Dozens of books have already been written about Viktor Yanukovych’s role in the dramatic history of Ukraine, and hundreds more are yet to be written. Perhaps, over time, a deeper understanding of the reasons will come to us, how this kaleidoscope of persons and a chain of events led to the 2013–2014 Revolution of Dignity, the Heavenly Hundred, and Putin's war against Ukraine that has already taken thousands of lives.
Let us not forget the key importance of the economy for public and political life. After all, it was the deplorable state of the Ukrainian economy after the 2008 crisis amid significant splits in the democratic camp that opened the doors for Yanukovych, his "family" and affiliated oligarchs to the capital's Pechersky Hills. In the pre-election year 2009, the Ukrainian economy dropped by 15%, a record low over the previous fifteen years, while industrial output fell by 22%. How can we not draw an analogy with the global financial crisis of 1929 and the ensuing Great Depression, which provided incentives for the cultivation of Nazism sprouts in Germany. All this ended with the tragedy of World War 2.

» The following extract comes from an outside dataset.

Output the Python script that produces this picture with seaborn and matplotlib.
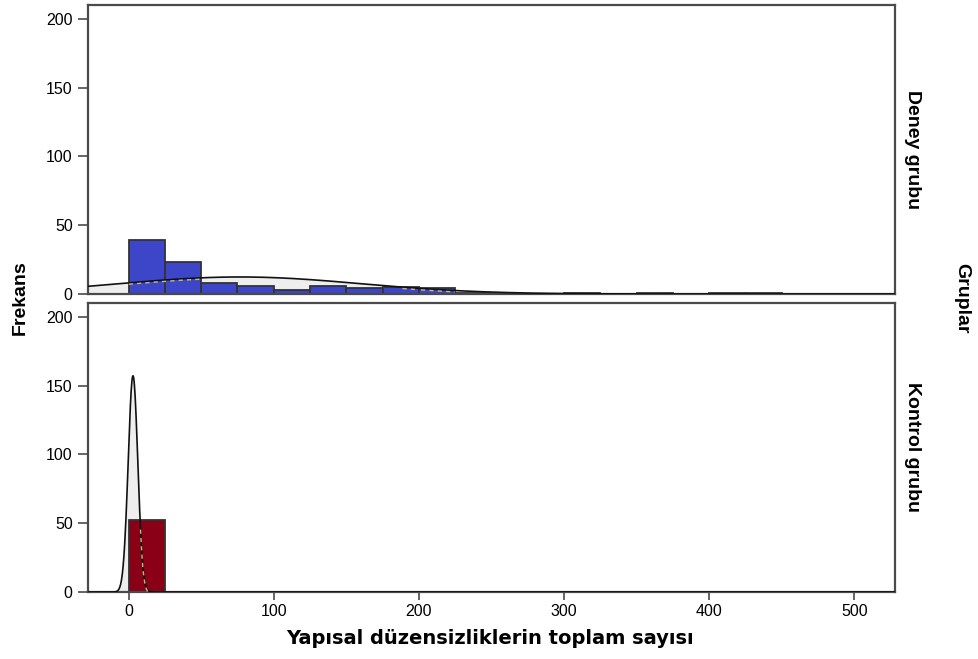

But history lessons are needed so that smart people draw conclusions instead of going for another round of making the same mistakes. The times and practices of Yanukovych, his oligarchic economic model, and corrupt political power should not be repeated. But this will only happen if law enforcers start a systemic and effective investigation into the crimes of the fugitive ex-president’s regime, rather than imitating work, and if Ukrainian courts start actually sentencing criminals on behalf of the people of Ukraine. Obviously, without the pressure on the part of civil society and citizen's personal participation in the country's recovery and modernization, nothing will work.